=== DATASET CONTENT ===
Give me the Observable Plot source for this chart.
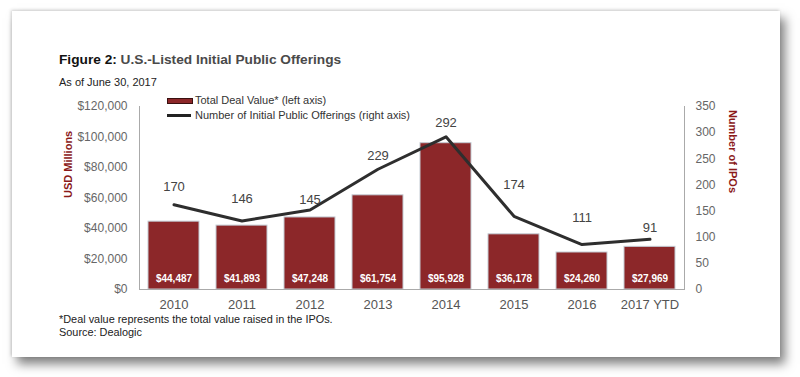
===
=== DATASET CONTENT ===
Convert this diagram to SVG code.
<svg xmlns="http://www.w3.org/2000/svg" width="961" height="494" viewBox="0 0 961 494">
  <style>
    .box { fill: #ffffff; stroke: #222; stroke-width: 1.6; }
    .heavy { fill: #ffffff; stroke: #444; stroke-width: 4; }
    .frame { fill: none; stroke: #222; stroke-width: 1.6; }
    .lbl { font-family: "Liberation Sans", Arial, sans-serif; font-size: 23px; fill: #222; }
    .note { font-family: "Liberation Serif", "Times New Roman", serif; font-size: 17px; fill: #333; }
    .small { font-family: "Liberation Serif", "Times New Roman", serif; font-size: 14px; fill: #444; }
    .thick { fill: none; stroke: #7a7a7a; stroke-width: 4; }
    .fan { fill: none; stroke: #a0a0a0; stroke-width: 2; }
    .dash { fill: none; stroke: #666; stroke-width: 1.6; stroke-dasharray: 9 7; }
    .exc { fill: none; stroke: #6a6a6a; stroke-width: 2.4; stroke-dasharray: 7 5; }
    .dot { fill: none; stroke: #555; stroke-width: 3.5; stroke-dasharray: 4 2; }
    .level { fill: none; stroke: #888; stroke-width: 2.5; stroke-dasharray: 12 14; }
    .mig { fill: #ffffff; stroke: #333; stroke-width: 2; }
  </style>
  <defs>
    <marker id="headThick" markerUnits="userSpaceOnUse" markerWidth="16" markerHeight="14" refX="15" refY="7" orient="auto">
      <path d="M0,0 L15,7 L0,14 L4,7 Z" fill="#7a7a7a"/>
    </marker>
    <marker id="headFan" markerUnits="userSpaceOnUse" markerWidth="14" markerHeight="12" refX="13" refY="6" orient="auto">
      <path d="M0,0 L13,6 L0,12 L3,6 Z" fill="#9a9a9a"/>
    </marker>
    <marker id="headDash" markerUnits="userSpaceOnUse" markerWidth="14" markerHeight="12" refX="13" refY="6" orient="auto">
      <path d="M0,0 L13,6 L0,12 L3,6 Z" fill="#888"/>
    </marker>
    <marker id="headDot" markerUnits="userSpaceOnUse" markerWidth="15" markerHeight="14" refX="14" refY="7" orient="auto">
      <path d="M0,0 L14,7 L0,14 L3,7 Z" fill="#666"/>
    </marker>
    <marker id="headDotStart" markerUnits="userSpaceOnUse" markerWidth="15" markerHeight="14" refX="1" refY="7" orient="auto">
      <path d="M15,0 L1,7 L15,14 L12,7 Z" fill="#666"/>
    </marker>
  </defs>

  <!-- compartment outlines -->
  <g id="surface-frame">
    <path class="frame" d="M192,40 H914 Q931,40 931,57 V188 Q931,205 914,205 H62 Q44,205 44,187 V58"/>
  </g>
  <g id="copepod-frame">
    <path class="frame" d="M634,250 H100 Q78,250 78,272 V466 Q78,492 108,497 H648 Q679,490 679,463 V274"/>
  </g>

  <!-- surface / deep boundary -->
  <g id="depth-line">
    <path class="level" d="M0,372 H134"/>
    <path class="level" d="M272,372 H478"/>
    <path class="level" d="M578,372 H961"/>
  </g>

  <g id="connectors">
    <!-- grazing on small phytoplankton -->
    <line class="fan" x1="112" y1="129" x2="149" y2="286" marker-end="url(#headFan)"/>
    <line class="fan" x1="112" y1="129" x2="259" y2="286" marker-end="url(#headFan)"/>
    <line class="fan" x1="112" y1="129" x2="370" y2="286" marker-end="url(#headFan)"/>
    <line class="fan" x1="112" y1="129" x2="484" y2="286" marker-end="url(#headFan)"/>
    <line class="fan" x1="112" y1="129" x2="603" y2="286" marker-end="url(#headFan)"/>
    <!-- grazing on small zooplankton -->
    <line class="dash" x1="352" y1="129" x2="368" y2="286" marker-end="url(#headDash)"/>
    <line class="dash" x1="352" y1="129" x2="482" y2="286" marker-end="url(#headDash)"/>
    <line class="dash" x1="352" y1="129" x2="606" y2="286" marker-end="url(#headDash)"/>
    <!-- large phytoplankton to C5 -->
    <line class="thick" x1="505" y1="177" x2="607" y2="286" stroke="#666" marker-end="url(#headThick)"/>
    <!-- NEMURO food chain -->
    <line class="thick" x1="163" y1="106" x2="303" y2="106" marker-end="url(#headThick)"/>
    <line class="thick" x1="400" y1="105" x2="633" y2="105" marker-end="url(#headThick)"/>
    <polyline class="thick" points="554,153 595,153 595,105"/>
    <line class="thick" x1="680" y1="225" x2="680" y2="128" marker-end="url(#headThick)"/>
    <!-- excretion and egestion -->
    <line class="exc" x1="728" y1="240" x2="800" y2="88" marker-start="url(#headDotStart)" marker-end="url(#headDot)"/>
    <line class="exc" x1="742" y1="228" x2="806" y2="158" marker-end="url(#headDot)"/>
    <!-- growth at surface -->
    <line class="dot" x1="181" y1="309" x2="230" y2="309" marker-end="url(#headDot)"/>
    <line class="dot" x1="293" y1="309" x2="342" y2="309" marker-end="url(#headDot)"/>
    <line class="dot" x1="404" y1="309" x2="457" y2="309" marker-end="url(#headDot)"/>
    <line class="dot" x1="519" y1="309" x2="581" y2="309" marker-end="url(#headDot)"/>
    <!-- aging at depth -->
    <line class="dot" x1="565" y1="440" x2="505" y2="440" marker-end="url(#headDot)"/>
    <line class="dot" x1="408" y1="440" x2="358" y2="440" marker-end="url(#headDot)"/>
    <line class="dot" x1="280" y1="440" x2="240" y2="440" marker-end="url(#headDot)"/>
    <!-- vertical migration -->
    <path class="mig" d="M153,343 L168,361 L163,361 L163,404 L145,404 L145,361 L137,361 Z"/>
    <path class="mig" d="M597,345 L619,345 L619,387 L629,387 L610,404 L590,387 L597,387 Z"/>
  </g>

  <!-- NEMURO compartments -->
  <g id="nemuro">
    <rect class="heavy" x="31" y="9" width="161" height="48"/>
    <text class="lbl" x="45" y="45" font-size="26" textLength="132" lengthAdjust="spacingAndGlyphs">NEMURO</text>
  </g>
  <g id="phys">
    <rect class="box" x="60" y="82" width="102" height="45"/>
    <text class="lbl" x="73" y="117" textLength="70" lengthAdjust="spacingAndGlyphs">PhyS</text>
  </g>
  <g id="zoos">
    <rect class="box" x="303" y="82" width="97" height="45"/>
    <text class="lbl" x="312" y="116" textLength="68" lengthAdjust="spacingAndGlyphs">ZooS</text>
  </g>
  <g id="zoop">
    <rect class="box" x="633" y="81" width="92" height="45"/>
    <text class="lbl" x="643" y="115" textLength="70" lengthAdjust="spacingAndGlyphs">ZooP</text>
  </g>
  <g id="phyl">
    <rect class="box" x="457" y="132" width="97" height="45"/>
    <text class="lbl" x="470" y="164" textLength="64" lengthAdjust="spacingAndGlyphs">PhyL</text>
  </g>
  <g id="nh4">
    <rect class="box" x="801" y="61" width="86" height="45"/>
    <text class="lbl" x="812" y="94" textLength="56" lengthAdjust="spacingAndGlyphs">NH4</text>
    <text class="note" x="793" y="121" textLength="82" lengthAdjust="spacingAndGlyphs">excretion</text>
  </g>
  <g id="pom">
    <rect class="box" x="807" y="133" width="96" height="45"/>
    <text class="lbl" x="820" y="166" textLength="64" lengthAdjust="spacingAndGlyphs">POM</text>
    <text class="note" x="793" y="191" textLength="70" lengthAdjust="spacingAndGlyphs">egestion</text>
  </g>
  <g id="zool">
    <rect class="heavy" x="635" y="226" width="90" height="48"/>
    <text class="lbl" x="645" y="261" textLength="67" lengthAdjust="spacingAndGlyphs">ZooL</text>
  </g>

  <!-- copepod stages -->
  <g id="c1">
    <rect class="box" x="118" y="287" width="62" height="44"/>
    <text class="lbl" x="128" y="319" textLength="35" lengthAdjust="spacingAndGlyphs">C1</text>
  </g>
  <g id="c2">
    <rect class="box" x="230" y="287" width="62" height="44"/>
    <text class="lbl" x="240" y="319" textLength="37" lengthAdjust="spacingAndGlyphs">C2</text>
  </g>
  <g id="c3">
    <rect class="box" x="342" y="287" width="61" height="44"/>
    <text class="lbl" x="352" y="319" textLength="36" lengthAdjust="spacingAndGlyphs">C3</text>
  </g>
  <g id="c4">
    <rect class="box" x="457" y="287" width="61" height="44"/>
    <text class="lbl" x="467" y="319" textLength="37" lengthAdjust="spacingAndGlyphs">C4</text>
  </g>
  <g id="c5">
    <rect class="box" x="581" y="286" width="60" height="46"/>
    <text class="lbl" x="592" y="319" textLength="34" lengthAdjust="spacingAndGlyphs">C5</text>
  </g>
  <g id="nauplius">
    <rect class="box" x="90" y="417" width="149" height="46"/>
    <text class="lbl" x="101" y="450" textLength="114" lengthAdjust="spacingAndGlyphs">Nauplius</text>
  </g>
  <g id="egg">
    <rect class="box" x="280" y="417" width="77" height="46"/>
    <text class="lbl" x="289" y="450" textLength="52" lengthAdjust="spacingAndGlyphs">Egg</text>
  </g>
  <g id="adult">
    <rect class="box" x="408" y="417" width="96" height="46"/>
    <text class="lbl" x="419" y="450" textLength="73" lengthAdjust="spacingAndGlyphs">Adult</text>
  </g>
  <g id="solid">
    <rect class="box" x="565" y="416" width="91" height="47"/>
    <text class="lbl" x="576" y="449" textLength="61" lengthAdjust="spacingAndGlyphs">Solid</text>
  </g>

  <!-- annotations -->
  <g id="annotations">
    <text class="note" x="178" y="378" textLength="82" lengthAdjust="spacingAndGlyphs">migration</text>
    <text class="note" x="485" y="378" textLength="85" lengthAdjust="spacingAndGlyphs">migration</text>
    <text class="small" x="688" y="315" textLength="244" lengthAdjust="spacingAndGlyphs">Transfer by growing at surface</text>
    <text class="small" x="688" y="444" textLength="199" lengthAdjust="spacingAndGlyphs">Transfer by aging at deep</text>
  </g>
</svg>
===
» **TASK PROMPT**
Pull out every line in the material above where "this" occurs.

» **FINISHED EXERCISE**
Give me the Observable Plot source for this chart.
Convert this diagram to SVG code.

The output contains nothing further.